IN RICORDO DI VIRGINIO ROGNONI di Ernesto Aghina, Paolo Arbasino e Giuseppe Fici
Si è spento ieri Virginio Rognoni, ex ministro degli interni, della giustizia e della difesa, uno degli ultimi padri nobili della Repubblica, protagonista degli anni di piombo, del contrasto al terrorismo ed alla criminalità organizzata.
Il Rognoni (per gli amici “Gingio”) che abbiamo conosciuto noi é stato il vicepresidente del C.S.M. nella consiliatura 2002/2006.
Forte dell’autorevolezza che lo caratterizzava (anche quale propulsore della legge n. 646/1982, più nota come legge Rognoni-La Torre, che introdusse il reato di associazione mafiosa e misure di prevenzione di carattere patrimoniale), raccolse il voto di tutti i consiglieri togati (spesso tra loro contrapposti).
In un quadriennio contraddistinto da forti contrasti tra l’esecutivo e la magistratura, culminati in ripetuti impasse del plenum, per la mancanza del numero legale derivato dall’assenza (volontaria) dei membri laici espressione della maggioranza di governo, seppe con equilibrio affermare e difendere l’autorevolezza del Consiglio.
Rognoni, a volte burbero ma sempre corretto, guidó con mano ferma l’organo di autogoverno superando momenti di forte tensione, aiutato da Luigi Berlinguer, pure presente in quel Consiglio, con cui si creò una naturale empatia.

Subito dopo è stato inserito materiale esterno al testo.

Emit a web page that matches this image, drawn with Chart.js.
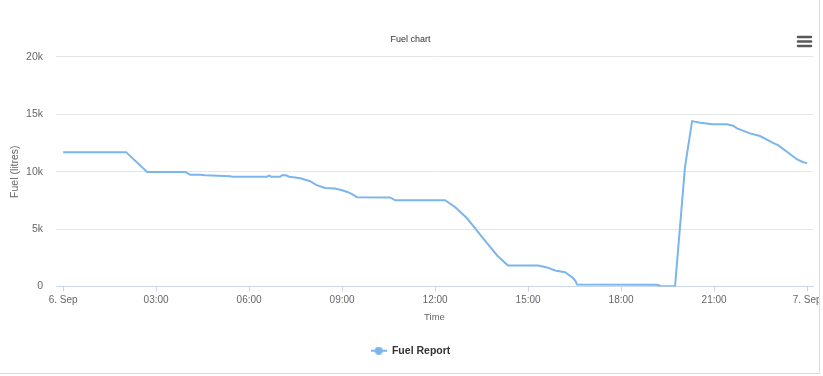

Abbiamo conosciuto la sua sorridente bonomìa in inediti aspetti privati, come quando introduceva compiaciuto e sorridente i lavori dopo una vittoria della sua amata Juventus, o quando esultò con noi, con la purezza di un adolescente, per la vittoria ai mondiali dell’Italia.
Ricordiamo ancora quando, durante un prolungato ed estenuante plenum, che seguiva (apparentemente) assorto, convocò con lo sguardo un commesso per recapitare un biglietto intestato al vicepresidente del CSM, indirizzato “al consigliere Aghina”, al cui interno si era disegnato giovane e aitante in procinto di tirare un calcio di rigore…
Rognoni era una gran bella persona: servitore dello Stato e uomo per bene, che amava sorridere e conversare, e la cui statura morale sovrastava quella fisica (pur non indifferente).
Abbiamo avuto il privilegio di conoscerlo e di affezionarci al “nostro” vicepresidente, a cui anche la magistratura tutta deve tanto, ed é opportuno ricordarlo in momenti in cui si trascura colpevolmente di coltivare il vizio della memoria.
Ci accompagnerá il ricordo della sua voce stentorea quando, battendo il palmo della mano destra sullo scranno presidenziale, poneva (finalmente) fine alle discussioni in plenum ed al successivo voto, scandendo un “così resta stabilito”, che consacrava ogni decisione del Consiglio di cui lui era certamente un componente “superiore”.